▸ **Prompt**
Repeat the material below exactly, with no pictures.

......

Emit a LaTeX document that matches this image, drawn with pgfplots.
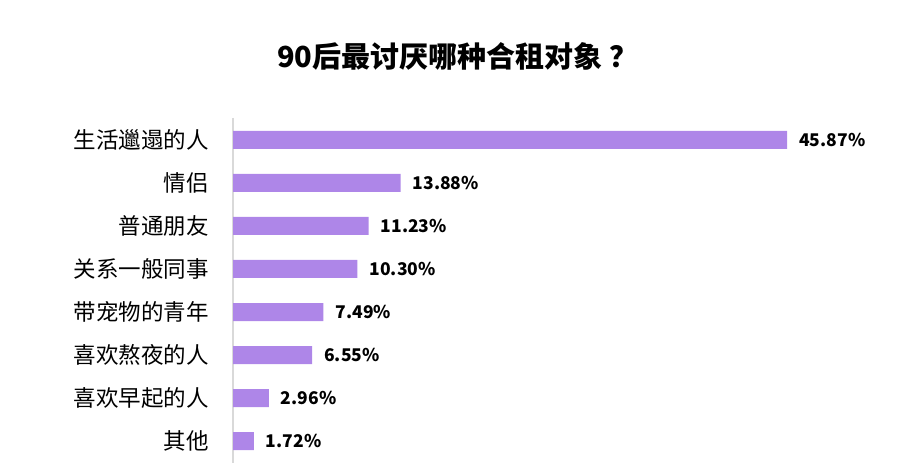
\documentclass[border=0pt]{standalone}
\usepackage{pgfplots}
\pgfplotsset{compat=1.18}
\usepackage{fontspec}
\newfontfamily\cjk{Noto Sans CJK SC}
\definecolor{barpurple}{HTML}{AE86E8}
\definecolor{axisgray}{HTML}{D9D9D9}

\begin{document}
\begin{tikzpicture}
    \path[use as bounding box] (0,0) rectangle (904pt,473pt);
    \node[font=\cjk\bfseries\fontsize{29}{31}\selectfont, inner sep=0pt]
        at (458pt,417pt) {90后最讨厌哪种合租对象\hspace{0.25em}？};
    \begin{axis}[
            at={(233pt,10pt)},
            anchor=south west,
            scale only axis,
            width=664.4pt,
            height=345pt,
            xbar,
            bar width=18pt,
            xmin=0, xmax=55,
            ymin=-0.51, ymax=7.51,
            y dir=reverse,
            hide x axis,
            axis y line*=left,
            y axis line style={axisgray, line width=1.2pt, -},
            ytick={0,1,2,3,4,5,6,7},
            yticklabels={生活邋遢的人, 情侣, 普通朋友, 关系一般同事, 带宠物的青年, 喜欢熬夜的人, 喜欢早起的人, 其他},
            major tick length=0pt,
            yticklabel style={font=\cjk\fontsize{22.5}{24}\selectfont, anchor=east, inner sep=0pt, xshift=-24pt},
            point meta=explicit symbolic,
            nodes near coords,
            nodes near coords style={font=\cjk\bfseries\fontsize{17.5}{19}\selectfont, anchor=west, inner sep=0pt, xshift=12pt},
            clip=false,
        ]
        \addplot[draw=none, fill=barpurple] coordinates {
            (45.87,0) [45.87\%]
            (13.88,1) [13.88\%]
            (11.23,2) [11.23\%]
            (10.30,3) [10.30\%]
            (7.49,4) [7.49\%]
            (6.55,5) [6.55\%]
            (2.96,6) [2.96\%]
            (1.72,7) [1.72\%]
        };
    \end{axis}
\end{tikzpicture}
\end{document}
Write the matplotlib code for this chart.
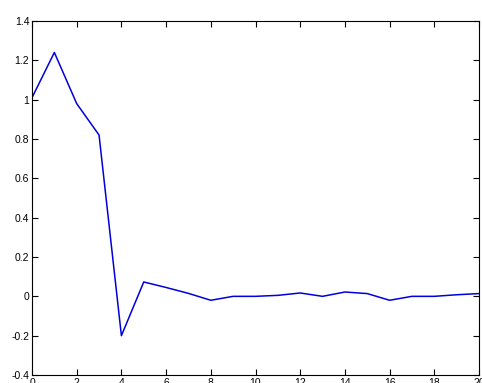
import matplotlib
matplotlib.use("Agg")
import matplotlib.pyplot as plt

# Step response samples
x_vals = list(range(21))
y_vals = [1.01, 1.24, 0.98, 0.82, -0.20, 0.073, 0.045, 0.015, -0.02, 0.0, 0.0,
          0.005, 0.017, 0.0, 0.022, 0.014, -0.02, 0.0, 0.0, 0.008, 0.014]

x_ticks = [0, 2, 4, 6, 8, 10, 12, 14, 16, 18, 20]
x_tick_labels = ["0", "2", "4", "6", "8", "10", "12", "14", "16", "18", "20"]
y_ticks = [-0.4, -0.2, 0, 0.2, 0.4, 0.6, 0.8, 1.0, 1.2, 1.4]
y_tick_labels = ["-0.4", "-0.2", "0", "0.2", "0.4", "0.6", "0.8", "1", "1.2", "1.4"]

plt.rcParams["font.family"] = ["Liberation Sans", "DejaVu Sans"]

fig = plt.figure(figsize=(4.82, 3.83), dpi=100)
ax = fig.add_axes([32 / 482, 8 / 383, 447 / 482, 354 / 383])

ax.plot(x_vals, y_vals, color="#0000dd", linewidth=1.1)

ax.set_xlim(0, 20)
ax.set_ylim(-0.4, 1.4)
ax.set_xticks(x_ticks)
ax.set_xticklabels(x_tick_labels)
ax.set_yticks(y_ticks)
ax.set_yticklabels(y_tick_labels)

ax.tick_params(direction="in", length=4, width=0.8, labelsize=7.5,
               top=True, right=True, pad=2, colors="black")
for spine in ax.spines.values():
    spine.set_linewidth(0.8)
    spine.set_color("black")

fig.savefig("out.png", dpi=100, facecolor="white")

......

▸ **Answer to this task**
Emit a LaTeX document that matches this image, drawn with pgfplots.
\documentclass[border=0pt]{standalone}
\usepackage{pgfplots}
\pgfplotsset{compat=1.18}
\usepackage{fontspec}
\newfontfamily\cjk{Noto Sans CJK SC}
\definecolor{barpurple}{HTML}{AE86E8}
\definecolor{axisgray}{HTML}{D9D9D9}

\begin{document}
\begin{tikzpicture}
    \path[use as bounding box] (0,0) rectangle (904pt,473pt);
    \node[font=\cjk\bfseries\fontsize{29}{31}\selectfont, inner sep=0pt]
        at (458pt,417pt) {90后最讨厌哪种合租对象\hspace{0.25em}？};
    \begin{axis}[
            at={(233pt,10pt)},
            anchor=south west,
            scale only axis,
            width=664.4pt,
            height=345pt,
            xbar,
            bar width=18pt,
            xmin=0, xmax=55,
            ymin=-0.51, ymax=7.51,
            y dir=reverse,
            hide x axis,
            axis y line*=left,
            y axis line style={axisgray, line width=1.2pt, -},
            ytick={0,1,2,3,4,5,6,7},
            yticklabels={生活邋遢的人, 情侣, 普通朋友, 关系一般同事, 带宠物的青年, 喜欢熬夜的人, 喜欢早起的人, 其他},
            major tick length=0pt,
            yticklabel style={font=\cjk\fontsize{22.5}{24}\selectfont, anchor=east, inner sep=0pt, xshift=-24pt},
            point meta=explicit symbolic,
            nodes near coords,
            nodes near coords style={font=\cjk\bfseries\fontsize{17.5}{19}\selectfont, anchor=west, inner sep=0pt, xshift=12pt},
            clip=false,
        ]
        \addplot[draw=none, fill=barpurple] coordinates {
            (45.87,0) [45.87\%]
            (13.88,1) [13.88\%]
            (11.23,2) [11.23\%]
            (10.30,3) [10.30\%]
            (7.49,4) [7.49\%]
            (6.55,5) [6.55\%]
            (2.96,6) [2.96\%]
            (1.72,7) [1.72\%]
        };
    \end{axis}
\end{tikzpicture}
\end{document}
Write the matplotlib code for this chart.
import matplotlib
matplotlib.use("Agg")
import matplotlib.pyplot as plt

# Step response samples
x_vals = list(range(21))
y_vals = [1.01, 1.24, 0.98, 0.82, -0.20, 0.073, 0.045, 0.015, -0.02, 0.0, 0.0,
          0.005, 0.017, 0.0, 0.022, 0.014, -0.02, 0.0, 0.0, 0.008, 0.014]

x_ticks = [0, 2, 4, 6, 8, 10, 12, 14, 16, 18, 20]
x_tick_labels = ["0", "2", "4", "6", "8", "10", "12", "14", "16", "18", "20"]
y_ticks = [-0.4, -0.2, 0, 0.2, 0.4, 0.6, 0.8, 1.0, 1.2, 1.4]
y_tick_labels = ["-0.4", "-0.2", "0", "0.2", "0.4", "0.6", "0.8", "1", "1.2", "1.4"]

plt.rcParams["font.family"] = ["Liberation Sans", "DejaVu Sans"]

fig = plt.figure(figsize=(4.82, 3.83), dpi=100)
ax = fig.add_axes([32 / 482, 8 / 383, 447 / 482, 354 / 383])

ax.plot(x_vals, y_vals, color="#0000dd", linewidth=1.1)

ax.set_xlim(0, 20)
ax.set_ylim(-0.4, 1.4)
ax.set_xticks(x_ticks)
ax.set_xticklabels(x_tick_labels)
ax.set_yticks(y_ticks)
ax.set_yticklabels(y_tick_labels)

ax.tick_params(direction="in", length=4, width=0.8, labelsize=7.5,
               top=True, right=True, pad=2, colors="black")
for spine in ax.spines.values():
    spine.set_linewidth(0.8)
    spine.set_color("black")

fig.savefig("out.png", dpi=100, facecolor="white")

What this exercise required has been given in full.